More Indexers - We're lacking indexers for various formats. Some that come to mind are - djvu, chm, comic books, and gifs
Unit tests for indexers - Some of our indexers just use libraries while others such as office formats have their own parsers. It would be awesome to have some unit tests for these formats.
BalooCtl tool - A simple tool called balooctl to start/stop the baloo_file process. It could also have a 'reindex' function which would nuke the entire file index.
Milou Search Application - Milou is an awesome plasmoid to search for things, but it could really use a dedicated search application as well.

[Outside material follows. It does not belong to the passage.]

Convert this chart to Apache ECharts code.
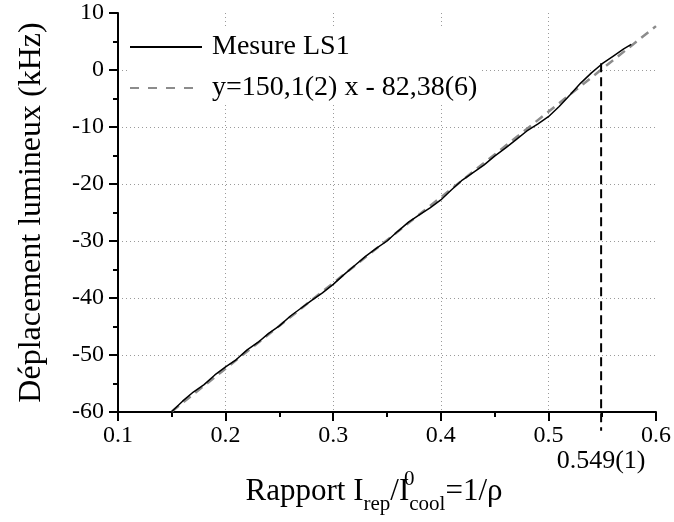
<!DOCTYPE html>
<html><head><meta charset="utf-8">
<script src="https://cdn.jsdelivr.net/npm/echarts@6/dist/echarts.min.js"></script>
<style>html,body{margin:0;padding:0;background:#fff}#c{width:674px;height:522px}</style>
</head><body><div id="c"></div>
<script>
// ---- data ----
const measX = [0.15,0.16,0.17,0.18,0.19,0.20,0.21,0.22,0.23,0.24,0.25,0.26,0.27,0.28,0.29,0.30,0.31,0.32,0.33,0.34,0.35,0.36,0.37,0.38,0.39,0.40,0.41,0.42,0.43,0.44,0.45,0.46,0.47,0.48,0.49,0.50,0.51,0.52,0.53,0.54,0.55,0.56,0.57,0.577];
const measY = [-59.9,-58.1,-56.5,-55.2,-53.5,-52.1,-50.8,-49.1,-47.8,-46.2,-44.9,-43.2,-41.8,-40.4,-39.1,-37.6,-35.9,-34.3,-32.7,-31.3,-30.0,-28.3,-26.7,-25.4,-24.2,-22.8,-21.0,-19.3,-18.0,-16.7,-15.1,-13.7,-12.2,-10.7,-9.5,-8.2,-6.4,-4.4,-2.3,-0.5,1.1,2.4,3.7,4.5];
const fitX = [0.15, 0.6];
const fitY = [-59.9, 7.7];
const markX = [0.549, 0.549];
const markY = [1.2, -63.3];
const markLabel = '0.549(1)';
const xTicks = [0.1,0.2,0.3,0.4,0.5,0.6];
const yTicks = [-60,-50,-40,-30,-20,-10,0,10];
const seriesNames = ['Mesure LS1', 'y=150,1(2) x - 82,38(6)'];

const FONT = "'Liberation Serif','Times New Roman',serif";
const zip = (a,b) => a.map((v,i)=>[v,b[i]]);

const chart = echarts.init(document.getElementById('c'), null, {renderer:'canvas'});
chart.setOption({
  animation: false,
  backgroundColor: '#fff',
  textStyle: {fontFamily: FONT, color: '#000'},
  grid: {left: 118, right: 17, top: 13, bottom: 110, containLabel: false},
  legend: {
    left: 128, top: 27, orient: 'vertical',
    backgroundColor: '#fff', padding: [6, 4, 2, 2],
    itemWidth: 72, itemHeight: 14, itemGap: 13,
    textStyle: {fontFamily: FONT, fontSize: 28, color: '#000', padding: [0,0,0,5]},
    data: [
      {name: seriesNames[0], icon: 'path://M0,0L72,0L72,2L0,2Z', itemStyle:{color:'#000'}},
      {name: seriesNames[1], icon: 'path://M0,0h9v2h-9z M18,0h9v2h-9z M36,0h9v2h-9z M54,0h9v2h-9z M72,1L72,1', itemStyle:{color:'#8c8c8c'}}
    ]
  },
  xAxis: {
    type: 'value', min: xTicks[0], max: xTicks[xTicks.length-1], interval: 0.1,
    name: '{m|Rapport I}{s|rep}{m|/I}{p|0}{s|cool}{m|=1/ρ}',
    nameLocation: 'middle', nameGap: 57,
    nameTextStyle: {
      padding: [0, 26, 0, 0],
      rich: {
        m: {fontFamily: FONT, fontSize: 31, color:'#000', lineHeight: 46, verticalAlign:'middle'},
        s: {fontFamily: FONT, fontSize: 21, color:'#000', lineHeight: 20, verticalAlign:'bottom'},
        p: {fontFamily: FONT, fontSize: 21, color:'#000', lineHeight: 20, verticalAlign:'top', width: 0}
      }
    },
    axisLine: {onZero: false, lineStyle: {color:'#000', width: 2}},
    axisTick: {inside: false, length: 9, lineStyle:{color:'#000', width: 2}},
    minorTick: {show: true, splitNumber: 2, length: 5, lineStyle:{color:'#000', width: 2}},
    axisLabel: {fontFamily: FONT, fontSize: 24, color:'#000', margin: 12,
      formatter: v => String(Math.round(v*10)/10)},
    splitLine: {show: true, showMinLine: false, showMaxLine: false,
      lineStyle: {color:'#9a9a9a', type:[1,3], width: 1}}
  },
  yAxis: {
    type: 'value', min: yTicks[0], max: yTicks[yTicks.length-1], interval: 10,
    name: 'Déplacement lumineux (kHz)', nameLocation: 'middle', nameGap: 70,
    nameTextStyle: {fontFamily: FONT, fontSize: 32, color:'#000'},
    axisLine: {show: true, onZero: false, lineStyle: {color:'#000', width: 2}},
    axisTick: {inside: false, length: 9, lineStyle:{color:'#000', width: 2}},
    minorTick: {show: true, splitNumber: 2, length: 5, lineStyle:{color:'#000', width: 2}},
    axisLabel: {fontFamily: FONT, fontSize: 24, color:'#000', margin: 14},
    splitLine: {show: true, showMinLine: false, showMaxLine: false,
      lineStyle: {color:'#9a9a9a', type:[1,3], width: 1}}
  },
  series: [
    {name: seriesNames[1], type: 'line', data: zip(fitX, fitY), symbol: 'none', z: 2,
     lineStyle: {color: '#8c8c8c', width: 2.5, type: [9, 6]}, itemStyle:{color:'#8c8c8c'}},
    {name: seriesNames[0], type: 'line', data: zip(measX, measY), symbol: 'none', z: 3,
     lineStyle: {color: '#000', width: 1.5}, itemStyle:{color:'#000'}},
    {type: 'line', data: zip(markX, markY), symbol: 'none', clip: false, z: 4,
     lineStyle: {color:'#000', width: 2, type:[9,5]}},
    {type: 'scatter', data: [[markX[1], markY[1]]], symbolSize: 0, clip: false, z: 4,
     itemStyle: {color: '#000', opacity: 1},
     label: {show: true, position: 'bottom', distance: 17, formatter: markLabel,
       fontFamily: FONT, fontSize: 26, color:'#000', opacity: 1, textBorderWidth: 0}}
  ]
});
</script></body></html>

Specially for the cases when the user cannot find the required info in the plasmoid.
Spelling Correction - The xapian backend offers good spelling correction, we should try and expose this through the search api.
Support for XMP Metadata in KFileMetaData
Custom Xapian word tokenizer and query parser - We're currently using xapian's internal ones. It would be nice to have our own which we can modify to split by additional characters such as _
KFileMetaData dublic core conversion - Currently there is a lot of code duplicated among different analyzers for converting dublin core metadata. This could be integrated into one class. We could also try and support more of the common dublin core specifications.
KFileMetaData - Support for writeback. We currently have plugins which extract metadata from files. It would be awesome if we could also provide plugins to do the reverse.
Removable Media Support - It was be very nice to index the data in removable media and store the indexed information in the removable medium.